---------- Data entries

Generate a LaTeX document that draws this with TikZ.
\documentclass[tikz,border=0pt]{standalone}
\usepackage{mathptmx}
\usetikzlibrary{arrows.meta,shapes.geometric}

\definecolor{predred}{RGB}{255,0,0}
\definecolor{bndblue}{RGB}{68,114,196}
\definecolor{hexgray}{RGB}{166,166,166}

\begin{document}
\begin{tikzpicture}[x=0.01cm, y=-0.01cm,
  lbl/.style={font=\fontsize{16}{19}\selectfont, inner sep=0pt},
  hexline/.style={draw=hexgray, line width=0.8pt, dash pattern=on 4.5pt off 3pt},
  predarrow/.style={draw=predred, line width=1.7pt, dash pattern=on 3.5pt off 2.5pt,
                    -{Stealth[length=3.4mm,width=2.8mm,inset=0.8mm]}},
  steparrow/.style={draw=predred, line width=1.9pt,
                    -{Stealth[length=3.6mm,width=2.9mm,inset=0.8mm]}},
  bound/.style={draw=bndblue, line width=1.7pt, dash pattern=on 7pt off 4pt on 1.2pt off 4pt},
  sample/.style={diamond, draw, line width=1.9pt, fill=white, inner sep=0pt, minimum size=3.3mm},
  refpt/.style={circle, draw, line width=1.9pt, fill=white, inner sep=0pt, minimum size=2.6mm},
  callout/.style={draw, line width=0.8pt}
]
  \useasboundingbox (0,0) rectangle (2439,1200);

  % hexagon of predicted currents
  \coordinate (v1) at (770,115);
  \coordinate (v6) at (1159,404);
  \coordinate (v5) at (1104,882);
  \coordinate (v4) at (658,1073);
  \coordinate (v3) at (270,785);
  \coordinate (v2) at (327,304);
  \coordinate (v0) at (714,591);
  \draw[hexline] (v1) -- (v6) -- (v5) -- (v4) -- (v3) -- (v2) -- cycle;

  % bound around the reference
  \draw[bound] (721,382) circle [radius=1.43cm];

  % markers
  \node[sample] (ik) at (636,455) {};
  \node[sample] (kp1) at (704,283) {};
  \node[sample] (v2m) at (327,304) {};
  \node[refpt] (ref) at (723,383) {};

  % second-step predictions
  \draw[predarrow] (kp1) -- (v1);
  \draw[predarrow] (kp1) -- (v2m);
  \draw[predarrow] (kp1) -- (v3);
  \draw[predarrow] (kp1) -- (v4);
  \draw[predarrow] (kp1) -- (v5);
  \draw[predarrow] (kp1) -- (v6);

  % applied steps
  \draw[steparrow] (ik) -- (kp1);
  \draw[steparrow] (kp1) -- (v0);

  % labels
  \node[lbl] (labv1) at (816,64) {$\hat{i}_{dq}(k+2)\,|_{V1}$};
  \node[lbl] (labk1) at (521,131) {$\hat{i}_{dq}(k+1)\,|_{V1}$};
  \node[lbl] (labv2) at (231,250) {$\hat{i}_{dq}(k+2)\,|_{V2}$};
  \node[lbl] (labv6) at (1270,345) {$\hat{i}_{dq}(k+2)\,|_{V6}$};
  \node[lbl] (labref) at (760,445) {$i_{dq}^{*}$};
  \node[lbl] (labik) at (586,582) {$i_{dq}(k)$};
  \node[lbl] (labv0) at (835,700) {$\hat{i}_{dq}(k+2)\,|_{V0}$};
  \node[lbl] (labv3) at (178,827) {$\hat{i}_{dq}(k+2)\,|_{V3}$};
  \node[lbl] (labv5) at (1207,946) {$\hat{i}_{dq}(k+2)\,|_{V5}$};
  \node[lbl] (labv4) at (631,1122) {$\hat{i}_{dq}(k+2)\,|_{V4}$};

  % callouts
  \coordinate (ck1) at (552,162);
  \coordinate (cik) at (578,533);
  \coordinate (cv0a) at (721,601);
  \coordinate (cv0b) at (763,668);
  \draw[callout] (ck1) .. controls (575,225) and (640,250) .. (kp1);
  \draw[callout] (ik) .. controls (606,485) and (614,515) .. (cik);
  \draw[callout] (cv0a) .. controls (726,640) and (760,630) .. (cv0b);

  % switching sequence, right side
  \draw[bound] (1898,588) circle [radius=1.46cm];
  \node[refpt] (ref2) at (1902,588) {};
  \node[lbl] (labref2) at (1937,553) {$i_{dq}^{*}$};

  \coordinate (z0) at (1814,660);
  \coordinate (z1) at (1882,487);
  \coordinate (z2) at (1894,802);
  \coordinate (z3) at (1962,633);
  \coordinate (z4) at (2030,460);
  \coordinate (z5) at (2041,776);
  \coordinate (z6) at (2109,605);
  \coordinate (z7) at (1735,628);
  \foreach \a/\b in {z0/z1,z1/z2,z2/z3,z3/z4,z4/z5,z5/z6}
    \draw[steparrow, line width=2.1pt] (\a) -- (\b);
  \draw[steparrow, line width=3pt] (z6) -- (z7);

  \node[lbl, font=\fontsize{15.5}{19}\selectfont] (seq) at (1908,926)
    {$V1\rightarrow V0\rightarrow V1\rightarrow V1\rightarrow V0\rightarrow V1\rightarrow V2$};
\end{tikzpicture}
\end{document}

--------------------
---------- Data entries

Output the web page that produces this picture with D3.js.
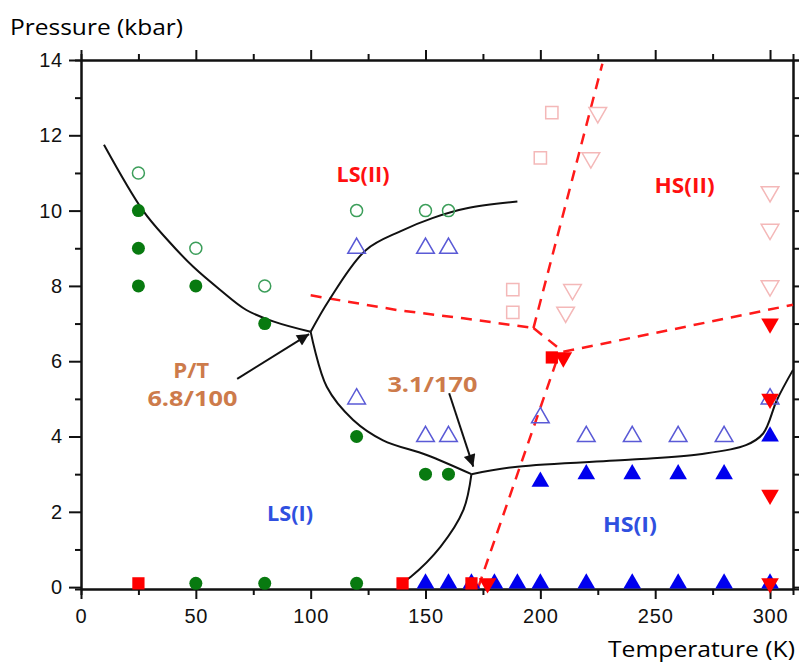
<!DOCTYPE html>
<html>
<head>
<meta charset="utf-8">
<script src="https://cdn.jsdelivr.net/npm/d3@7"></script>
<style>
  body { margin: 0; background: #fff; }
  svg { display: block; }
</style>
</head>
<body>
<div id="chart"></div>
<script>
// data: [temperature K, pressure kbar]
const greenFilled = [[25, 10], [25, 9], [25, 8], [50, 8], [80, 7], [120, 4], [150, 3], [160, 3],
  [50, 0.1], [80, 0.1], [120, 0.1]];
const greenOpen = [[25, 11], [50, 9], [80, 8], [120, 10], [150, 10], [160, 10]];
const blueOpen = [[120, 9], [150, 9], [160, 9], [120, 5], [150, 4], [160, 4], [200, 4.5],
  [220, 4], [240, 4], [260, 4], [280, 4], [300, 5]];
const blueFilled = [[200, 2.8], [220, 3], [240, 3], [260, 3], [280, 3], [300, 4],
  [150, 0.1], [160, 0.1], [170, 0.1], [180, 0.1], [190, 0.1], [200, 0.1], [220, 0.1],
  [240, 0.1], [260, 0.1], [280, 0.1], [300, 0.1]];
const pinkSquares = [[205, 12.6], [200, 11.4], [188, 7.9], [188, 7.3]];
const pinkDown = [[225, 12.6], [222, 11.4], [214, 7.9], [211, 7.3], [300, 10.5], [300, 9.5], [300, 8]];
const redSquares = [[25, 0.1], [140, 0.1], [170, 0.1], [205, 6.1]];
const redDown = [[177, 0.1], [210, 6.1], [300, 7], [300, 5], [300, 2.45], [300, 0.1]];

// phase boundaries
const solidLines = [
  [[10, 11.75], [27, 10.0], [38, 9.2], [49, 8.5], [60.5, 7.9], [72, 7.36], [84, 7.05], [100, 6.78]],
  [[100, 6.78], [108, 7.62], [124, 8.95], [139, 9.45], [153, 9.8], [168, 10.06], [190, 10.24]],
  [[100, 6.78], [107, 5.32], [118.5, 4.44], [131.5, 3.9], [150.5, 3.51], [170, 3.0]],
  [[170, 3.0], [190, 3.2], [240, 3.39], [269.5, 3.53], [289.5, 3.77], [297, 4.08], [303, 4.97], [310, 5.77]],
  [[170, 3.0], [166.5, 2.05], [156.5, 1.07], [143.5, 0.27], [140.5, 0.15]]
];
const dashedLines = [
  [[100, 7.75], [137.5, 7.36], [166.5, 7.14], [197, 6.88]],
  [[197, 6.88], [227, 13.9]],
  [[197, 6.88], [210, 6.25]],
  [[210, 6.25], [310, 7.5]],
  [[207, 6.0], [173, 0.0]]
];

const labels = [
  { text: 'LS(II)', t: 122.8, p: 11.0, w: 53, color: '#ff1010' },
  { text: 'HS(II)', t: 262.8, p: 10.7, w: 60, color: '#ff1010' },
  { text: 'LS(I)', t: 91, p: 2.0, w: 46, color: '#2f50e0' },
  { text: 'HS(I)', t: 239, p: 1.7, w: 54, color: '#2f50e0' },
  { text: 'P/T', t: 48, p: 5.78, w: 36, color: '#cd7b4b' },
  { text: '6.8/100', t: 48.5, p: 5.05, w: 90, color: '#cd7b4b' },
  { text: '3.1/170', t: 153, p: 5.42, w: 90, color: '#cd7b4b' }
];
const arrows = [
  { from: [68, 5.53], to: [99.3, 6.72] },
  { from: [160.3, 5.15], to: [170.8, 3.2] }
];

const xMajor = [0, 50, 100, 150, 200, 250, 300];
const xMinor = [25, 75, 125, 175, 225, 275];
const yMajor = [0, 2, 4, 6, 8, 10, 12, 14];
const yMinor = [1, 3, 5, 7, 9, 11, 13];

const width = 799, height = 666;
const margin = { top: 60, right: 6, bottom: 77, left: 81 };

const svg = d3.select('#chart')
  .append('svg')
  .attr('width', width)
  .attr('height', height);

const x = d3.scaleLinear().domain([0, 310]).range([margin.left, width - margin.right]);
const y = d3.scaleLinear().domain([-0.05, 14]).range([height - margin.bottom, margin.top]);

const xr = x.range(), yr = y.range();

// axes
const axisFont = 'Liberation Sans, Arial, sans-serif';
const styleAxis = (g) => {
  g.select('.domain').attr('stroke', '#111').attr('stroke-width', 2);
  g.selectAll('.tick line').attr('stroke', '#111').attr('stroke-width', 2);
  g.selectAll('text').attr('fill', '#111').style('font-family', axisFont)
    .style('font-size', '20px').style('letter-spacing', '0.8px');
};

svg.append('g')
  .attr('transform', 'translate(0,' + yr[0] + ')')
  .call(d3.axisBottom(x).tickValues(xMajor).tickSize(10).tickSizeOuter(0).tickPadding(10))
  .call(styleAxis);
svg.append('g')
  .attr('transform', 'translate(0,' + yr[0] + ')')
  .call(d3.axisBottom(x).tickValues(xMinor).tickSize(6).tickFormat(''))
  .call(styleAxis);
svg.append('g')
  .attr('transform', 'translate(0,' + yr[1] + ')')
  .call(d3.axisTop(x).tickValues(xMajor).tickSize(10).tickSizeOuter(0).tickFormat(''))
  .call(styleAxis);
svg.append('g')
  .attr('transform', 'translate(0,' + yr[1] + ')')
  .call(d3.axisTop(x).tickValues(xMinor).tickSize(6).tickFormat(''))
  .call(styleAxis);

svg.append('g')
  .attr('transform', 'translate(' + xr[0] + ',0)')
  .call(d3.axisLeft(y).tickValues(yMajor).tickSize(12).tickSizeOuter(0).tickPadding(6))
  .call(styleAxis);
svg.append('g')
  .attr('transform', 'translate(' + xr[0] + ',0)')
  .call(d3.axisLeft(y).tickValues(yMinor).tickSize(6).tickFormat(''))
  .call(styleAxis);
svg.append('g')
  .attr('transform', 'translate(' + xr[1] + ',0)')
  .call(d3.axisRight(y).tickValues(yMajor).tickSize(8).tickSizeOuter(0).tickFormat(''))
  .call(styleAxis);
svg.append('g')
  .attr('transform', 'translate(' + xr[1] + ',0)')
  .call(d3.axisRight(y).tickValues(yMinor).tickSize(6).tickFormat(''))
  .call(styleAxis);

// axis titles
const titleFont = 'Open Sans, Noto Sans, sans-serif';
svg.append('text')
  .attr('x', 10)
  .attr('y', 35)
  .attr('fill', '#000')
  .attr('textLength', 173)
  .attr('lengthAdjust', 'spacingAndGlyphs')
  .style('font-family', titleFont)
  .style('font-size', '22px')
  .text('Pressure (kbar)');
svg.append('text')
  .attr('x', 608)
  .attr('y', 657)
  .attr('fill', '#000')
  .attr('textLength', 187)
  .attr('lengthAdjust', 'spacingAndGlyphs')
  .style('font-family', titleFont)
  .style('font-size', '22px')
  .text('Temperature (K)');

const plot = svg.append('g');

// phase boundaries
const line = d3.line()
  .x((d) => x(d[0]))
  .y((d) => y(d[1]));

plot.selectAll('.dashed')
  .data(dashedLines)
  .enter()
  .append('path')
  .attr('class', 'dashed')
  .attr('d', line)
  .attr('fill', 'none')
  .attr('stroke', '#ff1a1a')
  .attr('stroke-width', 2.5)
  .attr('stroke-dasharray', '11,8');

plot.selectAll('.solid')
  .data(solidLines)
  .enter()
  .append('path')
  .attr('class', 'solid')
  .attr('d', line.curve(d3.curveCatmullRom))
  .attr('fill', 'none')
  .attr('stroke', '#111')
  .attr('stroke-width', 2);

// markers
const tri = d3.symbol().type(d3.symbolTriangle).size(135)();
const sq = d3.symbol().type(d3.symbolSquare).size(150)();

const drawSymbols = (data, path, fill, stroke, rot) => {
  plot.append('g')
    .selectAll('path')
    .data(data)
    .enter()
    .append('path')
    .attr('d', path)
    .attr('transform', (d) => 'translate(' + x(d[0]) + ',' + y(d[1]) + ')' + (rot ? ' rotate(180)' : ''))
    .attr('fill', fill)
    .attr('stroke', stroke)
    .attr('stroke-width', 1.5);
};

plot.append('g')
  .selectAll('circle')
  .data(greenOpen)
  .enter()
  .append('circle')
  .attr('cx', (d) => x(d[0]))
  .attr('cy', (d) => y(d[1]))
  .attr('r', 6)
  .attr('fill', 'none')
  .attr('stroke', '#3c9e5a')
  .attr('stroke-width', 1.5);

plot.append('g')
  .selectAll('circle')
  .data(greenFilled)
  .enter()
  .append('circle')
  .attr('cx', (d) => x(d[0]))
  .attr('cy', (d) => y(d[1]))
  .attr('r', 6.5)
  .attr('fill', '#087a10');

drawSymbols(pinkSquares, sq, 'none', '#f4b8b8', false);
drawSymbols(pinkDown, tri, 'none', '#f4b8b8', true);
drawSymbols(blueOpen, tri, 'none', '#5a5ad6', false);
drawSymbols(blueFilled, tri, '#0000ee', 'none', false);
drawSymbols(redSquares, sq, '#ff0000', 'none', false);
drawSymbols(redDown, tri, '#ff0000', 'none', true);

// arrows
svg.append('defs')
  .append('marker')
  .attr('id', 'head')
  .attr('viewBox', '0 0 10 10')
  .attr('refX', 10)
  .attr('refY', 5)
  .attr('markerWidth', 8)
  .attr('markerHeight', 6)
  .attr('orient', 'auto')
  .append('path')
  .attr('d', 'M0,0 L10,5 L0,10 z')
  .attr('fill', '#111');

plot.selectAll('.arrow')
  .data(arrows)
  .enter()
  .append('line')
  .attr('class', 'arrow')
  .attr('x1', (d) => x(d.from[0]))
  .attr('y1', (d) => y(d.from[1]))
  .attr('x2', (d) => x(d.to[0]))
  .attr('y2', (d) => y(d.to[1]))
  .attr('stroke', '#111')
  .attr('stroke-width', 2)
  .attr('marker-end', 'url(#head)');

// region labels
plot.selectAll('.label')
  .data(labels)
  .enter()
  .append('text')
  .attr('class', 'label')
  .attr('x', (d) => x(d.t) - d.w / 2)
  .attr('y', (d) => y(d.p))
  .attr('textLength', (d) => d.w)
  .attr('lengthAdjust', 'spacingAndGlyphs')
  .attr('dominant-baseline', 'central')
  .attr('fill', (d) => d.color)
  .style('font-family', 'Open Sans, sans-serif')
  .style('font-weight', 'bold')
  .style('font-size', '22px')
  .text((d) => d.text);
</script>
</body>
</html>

--------------------

=== Work instructions ===
Extract and output the part that opens with the line containing "Generate a LaTeX" and closes with the line containing "(v2) -- cycle;", unchanged, ends included.

=== Task answer ===
Generate a LaTeX document that draws this with TikZ.
\documentclass[tikz,border=0pt]{standalone}
\usepackage{mathptmx}
\usetikzlibrary{arrows.meta,shapes.geometric}

\definecolor{predred}{RGB}{255,0,0}
\definecolor{bndblue}{RGB}{68,114,196}
\definecolor{hexgray}{RGB}{166,166,166}

\begin{document}
\begin{tikzpicture}[x=0.01cm, y=-0.01cm,
  lbl/.style={font=\fontsize{16}{19}\selectfont, inner sep=0pt},
  hexline/.style={draw=hexgray, line width=0.8pt, dash pattern=on 4.5pt off 3pt},
  predarrow/.style={draw=predred, line width=1.7pt, dash pattern=on 3.5pt off 2.5pt,
                    -{Stealth[length=3.4mm,width=2.8mm,inset=0.8mm]}},
  steparrow/.style={draw=predred, line width=1.9pt,
                    -{Stealth[length=3.6mm,width=2.9mm,inset=0.8mm]}},
  bound/.style={draw=bndblue, line width=1.7pt, dash pattern=on 7pt off 4pt on 1.2pt off 4pt},
  sample/.style={diamond, draw, line width=1.9pt, fill=white, inner sep=0pt, minimum size=3.3mm},
  refpt/.style={circle, draw, line width=1.9pt, fill=white, inner sep=0pt, minimum size=2.6mm},
  callout/.style={draw, line width=0.8pt}
]
  \useasboundingbox (0,0) rectangle (2439,1200);

  % hexagon of predicted currents
  \coordinate (v1) at (770,115);
  \coordinate (v6) at (1159,404);
  \coordinate (v5) at (1104,882);
  \coordinate (v4) at (658,1073);
  \coordinate (v3) at (270,785);
  \coordinate (v2) at (327,304);
  \coordinate (v0) at (714,591);
  \draw[hexline] (v1) -- (v6) -- (v5) -- (v4) -- (v3) -- (v2) -- cycle;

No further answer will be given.